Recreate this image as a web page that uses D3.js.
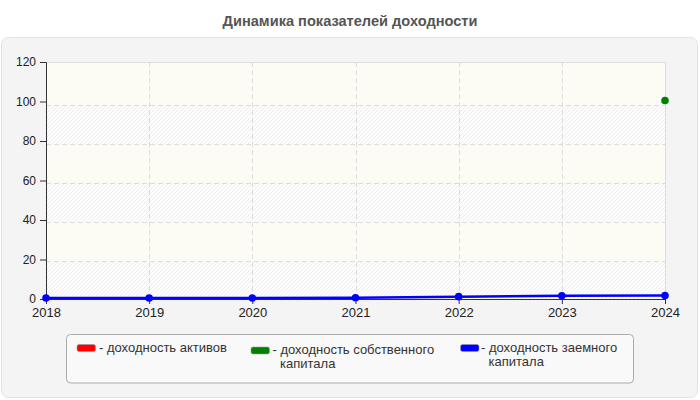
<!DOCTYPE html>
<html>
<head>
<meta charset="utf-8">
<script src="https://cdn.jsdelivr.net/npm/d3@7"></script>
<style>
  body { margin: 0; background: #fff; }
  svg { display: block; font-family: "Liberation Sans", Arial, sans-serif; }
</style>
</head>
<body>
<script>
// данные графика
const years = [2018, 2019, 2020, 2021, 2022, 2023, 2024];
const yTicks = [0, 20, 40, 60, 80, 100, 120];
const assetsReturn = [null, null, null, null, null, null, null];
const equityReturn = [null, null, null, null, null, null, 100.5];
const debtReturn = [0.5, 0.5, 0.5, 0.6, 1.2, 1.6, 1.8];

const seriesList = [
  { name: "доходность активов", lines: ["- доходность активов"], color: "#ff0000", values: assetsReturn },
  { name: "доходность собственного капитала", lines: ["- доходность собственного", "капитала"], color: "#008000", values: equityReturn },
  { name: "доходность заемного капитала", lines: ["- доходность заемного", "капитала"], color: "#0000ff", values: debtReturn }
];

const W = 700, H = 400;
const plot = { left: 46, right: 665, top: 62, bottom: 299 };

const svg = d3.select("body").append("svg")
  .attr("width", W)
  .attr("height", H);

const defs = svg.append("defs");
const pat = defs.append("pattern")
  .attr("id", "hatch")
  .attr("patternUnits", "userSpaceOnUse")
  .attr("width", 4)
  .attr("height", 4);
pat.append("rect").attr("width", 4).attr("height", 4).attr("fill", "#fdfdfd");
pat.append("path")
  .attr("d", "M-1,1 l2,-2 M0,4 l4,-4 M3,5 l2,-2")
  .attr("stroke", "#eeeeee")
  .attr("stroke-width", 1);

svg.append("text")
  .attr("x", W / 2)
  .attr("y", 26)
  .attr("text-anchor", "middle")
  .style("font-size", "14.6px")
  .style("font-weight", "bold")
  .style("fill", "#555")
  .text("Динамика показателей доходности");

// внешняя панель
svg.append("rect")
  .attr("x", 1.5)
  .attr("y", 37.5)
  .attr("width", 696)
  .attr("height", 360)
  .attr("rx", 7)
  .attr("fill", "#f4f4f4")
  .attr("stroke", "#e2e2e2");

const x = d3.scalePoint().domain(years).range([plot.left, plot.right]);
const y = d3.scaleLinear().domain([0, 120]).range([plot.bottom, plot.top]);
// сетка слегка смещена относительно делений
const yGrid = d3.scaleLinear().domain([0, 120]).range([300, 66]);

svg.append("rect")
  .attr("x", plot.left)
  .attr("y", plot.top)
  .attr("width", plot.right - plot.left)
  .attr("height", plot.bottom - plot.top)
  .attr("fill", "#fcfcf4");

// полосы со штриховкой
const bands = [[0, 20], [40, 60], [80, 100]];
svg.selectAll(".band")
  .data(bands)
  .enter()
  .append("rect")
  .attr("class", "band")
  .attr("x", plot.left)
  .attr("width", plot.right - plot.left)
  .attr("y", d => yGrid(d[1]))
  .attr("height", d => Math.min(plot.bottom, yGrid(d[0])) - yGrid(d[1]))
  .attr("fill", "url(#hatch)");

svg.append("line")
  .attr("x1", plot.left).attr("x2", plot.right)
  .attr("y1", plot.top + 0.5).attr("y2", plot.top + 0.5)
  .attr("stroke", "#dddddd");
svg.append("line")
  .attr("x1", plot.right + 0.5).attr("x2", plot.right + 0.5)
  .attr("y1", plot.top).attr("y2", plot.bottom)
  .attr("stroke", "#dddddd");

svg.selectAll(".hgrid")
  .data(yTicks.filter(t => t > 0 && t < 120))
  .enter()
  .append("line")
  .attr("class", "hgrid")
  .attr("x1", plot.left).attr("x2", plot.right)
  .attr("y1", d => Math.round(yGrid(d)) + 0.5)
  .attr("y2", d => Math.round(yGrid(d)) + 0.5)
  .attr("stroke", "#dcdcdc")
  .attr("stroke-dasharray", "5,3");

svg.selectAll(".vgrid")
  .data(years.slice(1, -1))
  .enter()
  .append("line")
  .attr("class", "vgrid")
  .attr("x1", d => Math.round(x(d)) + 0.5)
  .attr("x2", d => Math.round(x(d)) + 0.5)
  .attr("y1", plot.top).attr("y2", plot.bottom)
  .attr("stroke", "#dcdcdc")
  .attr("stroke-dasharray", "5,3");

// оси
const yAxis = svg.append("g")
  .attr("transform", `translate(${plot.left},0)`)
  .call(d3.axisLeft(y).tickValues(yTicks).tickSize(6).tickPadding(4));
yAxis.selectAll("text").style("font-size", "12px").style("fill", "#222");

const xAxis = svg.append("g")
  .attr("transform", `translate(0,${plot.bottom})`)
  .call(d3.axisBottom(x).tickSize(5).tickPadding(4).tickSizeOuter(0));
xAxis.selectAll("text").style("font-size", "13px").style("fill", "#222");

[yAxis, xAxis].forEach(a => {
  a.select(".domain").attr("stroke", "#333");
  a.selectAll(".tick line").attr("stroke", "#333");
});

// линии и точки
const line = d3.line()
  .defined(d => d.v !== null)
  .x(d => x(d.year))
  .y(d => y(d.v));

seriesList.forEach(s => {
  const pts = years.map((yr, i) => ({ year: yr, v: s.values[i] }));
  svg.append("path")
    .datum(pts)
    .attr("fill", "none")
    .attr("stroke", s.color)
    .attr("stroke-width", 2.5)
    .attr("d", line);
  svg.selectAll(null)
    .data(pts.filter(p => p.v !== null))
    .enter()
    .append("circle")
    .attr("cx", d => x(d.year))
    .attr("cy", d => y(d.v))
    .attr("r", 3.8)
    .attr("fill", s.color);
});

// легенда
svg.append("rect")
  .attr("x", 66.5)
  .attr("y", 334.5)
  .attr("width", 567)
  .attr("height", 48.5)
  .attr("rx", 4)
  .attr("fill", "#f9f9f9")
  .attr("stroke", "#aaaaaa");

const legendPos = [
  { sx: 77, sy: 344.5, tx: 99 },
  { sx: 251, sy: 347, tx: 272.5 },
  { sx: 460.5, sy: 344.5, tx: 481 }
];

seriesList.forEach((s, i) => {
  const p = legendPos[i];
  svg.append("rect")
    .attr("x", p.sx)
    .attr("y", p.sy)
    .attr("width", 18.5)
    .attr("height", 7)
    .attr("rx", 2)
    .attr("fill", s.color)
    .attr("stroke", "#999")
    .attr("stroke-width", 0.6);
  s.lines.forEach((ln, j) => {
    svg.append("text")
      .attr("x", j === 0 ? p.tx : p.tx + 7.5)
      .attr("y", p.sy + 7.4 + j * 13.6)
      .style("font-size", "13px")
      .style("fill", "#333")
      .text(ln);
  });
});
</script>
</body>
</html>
---
### What is expected
Omit the pictures and output all of the other material exactly.

### Reply to the exercise
Recreate this image as a web page that uses D3.js.
<!DOCTYPE html>
<html>
<head>
<meta charset="utf-8">
<script src="https://cdn.jsdelivr.net/npm/d3@7"></script>
<style>
  body { margin: 0; background: #fff; }
  svg { display: block; font-family: "Liberation Sans", Arial, sans-serif; }
</style>
</head>
<body>
<script>
// данные графика
const years = [2018, 2019, 2020, 2021, 2022, 2023, 2024];
const yTicks = [0, 20, 40, 60, 80, 100, 120];
const assetsReturn = [null, null, null, null, null, null, null];
const equityReturn = [null, null, null, null, null, null, 100.5];
const debtReturn = [0.5, 0.5, 0.5, 0.6, 1.2, 1.6, 1.8];

const seriesList = [
  { name: "доходность активов", lines: ["- доходность активов"], color: "#ff0000", values: assetsReturn },
  { name: "доходность собственного капитала", lines: ["- доходность собственного", "капитала"], color: "#008000", values: equityReturn },
  { name: "доходность заемного капитала", lines: ["- доходность заемного", "капитала"], color: "#0000ff", values: debtReturn }
];

const W = 700, H = 400;
const plot = { left: 46, right: 665, top: 62, bottom: 299 };

const svg = d3.select("body").append("svg")
  .attr("width", W)
  .attr("height", H);

const defs = svg.append("defs");
const pat = defs.append("pattern")
  .attr("id", "hatch")
  .attr("patternUnits", "userSpaceOnUse")
  .attr("width", 4)
  .attr("height", 4);
pat.append("rect").attr("width", 4).attr("height", 4).attr("fill", "#fdfdfd");
pat.append("path")
  .attr("d", "M-1,1 l2,-2 M0,4 l4,-4 M3,5 l2,-2")
  .attr("stroke", "#eeeeee")
  .attr("stroke-width", 1);

svg.append("text")
  .attr("x", W / 2)
  .attr("y", 26)
  .attr("text-anchor", "middle")
  .style("font-size", "14.6px")
  .style("font-weight", "bold")
  .style("fill", "#555")
  .text("Динамика показателей доходности");

// внешняя панель
svg.append("rect")
  .attr("x", 1.5)
  .attr("y", 37.5)
  .attr("width", 696)
  .attr("height", 360)
  .attr("rx", 7)
  .attr("fill", "#f4f4f4")
  .attr("stroke", "#e2e2e2");

const x = d3.scalePoint().domain(years).range([plot.left, plot.right]);
const y = d3.scaleLinear().domain([0, 120]).range([plot.bottom, plot.top]);
// сетка слегка смещена относительно делений
const yGrid = d3.scaleLinear().domain([0, 120]).range([300, 66]);

svg.append("rect")
  .attr("x", plot.left)
  .attr("y", plot.top)
  .attr("width", plot.right - plot.left)
  .attr("height", plot.bottom - plot.top)
  .attr("fill", "#fcfcf4");

// полосы со штриховкой
const bands = [[0, 20], [40, 60], [80, 100]];
svg.selectAll(".band")
  .data(bands)
  .enter()
  .append("rect")
  .attr("class", "band")
  .attr("x", plot.left)
  .attr("width", plot.right - plot.left)
  .attr("y", d => yGrid(d[1]))
  .attr("height", d => Math.min(plot.bottom, yGrid(d[0])) - yGrid(d[1]))
  .attr("fill", "url(#hatch)");

svg.append("line")
  .attr("x1", plot.left).attr("x2", plot.right)
  .attr("y1", plot.top + 0.5).attr("y2", plot.top + 0.5)
  .attr("stroke", "#dddddd");
svg.append("line")
  .attr("x1", plot.right + 0.5).attr("x2", plot.right + 0.5)
  .attr("y1", plot.top).attr("y2", plot.bottom)
  .attr("stroke", "#dddddd");

svg.selectAll(".hgrid")
  .data(yTicks.filter(t => t > 0 && t < 120))
  .enter()
  .append("line")
  .attr("class", "hgrid")
  .attr("x1", plot.left).attr("x2", plot.right)
  .attr("y1", d => Math.round(yGrid(d)) + 0.5)
  .attr("y2", d => Math.round(yGrid(d)) + 0.5)
  .attr("stroke", "#dcdcdc")
  .attr("stroke-dasharray", "5,3");

svg.selectAll(".vgrid")
  .data(years.slice(1, -1))
  .enter()
  .append("line")
  .attr("class", "vgrid")
  .attr("x1", d => Math.round(x(d)) + 0.5)
  .attr("x2", d => Math.round(x(d)) + 0.5)
  .attr("y1", plot.top).attr("y2", plot.bottom)
  .attr("stroke", "#dcdcdc")
  .attr("stroke-dasharray", "5,3");

// оси
const yAxis = svg.append("g")
  .attr("transform", `translate(${plot.left},0)`)
  .call(d3.axisLeft(y).tickValues(yTicks).tickSize(6).tickPadding(4));
yAxis.selectAll("text").style("font-size", "12px").style("fill", "#222");

const xAxis = svg.append("g")
  .attr("transform", `translate(0,${plot.bottom})`)
  .call(d3.axisBottom(x).tickSize(5).tickPadding(4).tickSizeOuter(0));
xAxis.selectAll("text").style("font-size", "13px").style("fill", "#222");

[yAxis, xAxis].forEach(a => {
  a.select(".domain").attr("stroke", "#333");
  a.selectAll(".tick line").attr("stroke", "#333");
});

// линии и точки
const line = d3.line()
  .defined(d => d.v !== null)
  .x(d => x(d.year))
  .y(d => y(d.v));

seriesList.forEach(s => {
  const pts = years.map((yr, i) => ({ year: yr, v: s.values[i] }));
  svg.append("path")
    .datum(pts)
    .attr("fill", "none")
    .attr("stroke", s.color)
    .attr("stroke-width", 2.5)
    .attr("d", line);
  svg.selectAll(null)
    .data(pts.filter(p => p.v !== null))
    .enter()
    .append("circle")
    .attr("cx", d => x(d.year))
    .attr("cy", d => y(d.v))
    .attr("r", 3.8)
    .attr("fill", s.color);
});

// легенда
svg.append("rect")
  .attr("x", 66.5)
  .attr("y", 334.5)
  .attr("width", 567)
  .attr("height", 48.5)
  .attr("rx", 4)
  .attr("fill", "#f9f9f9")
  .attr("stroke", "#aaaaaa");

const legendPos = [
  { sx: 77, sy: 344.5, tx: 99 },
  { sx: 251, sy: 347, tx: 272.5 },
  { sx: 460.5, sy: 344.5, tx: 481 }
];

seriesList.forEach((s, i) => {
  const p = legendPos[i];
  svg.append("rect")
    .attr("x", p.sx)
    .attr("y", p.sy)
    .attr("width", 18.5)
    .attr("height", 7)
    .attr("rx", 2)
    .attr("fill", s.color)
    .attr("stroke", "#999")
    .attr("stroke-width", 0.6);
  s.lines.forEach((ln, j) => {
    svg.append("text")
      .attr("x", j === 0 ? p.tx : p.tx + 7.5)
      .attr("y", p.sy + 7.4 + j * 13.6)
      .style("font-size", "13px")
      .style("fill", "#333")
      .text(ln);
  });
});
</script>
</body>
</html>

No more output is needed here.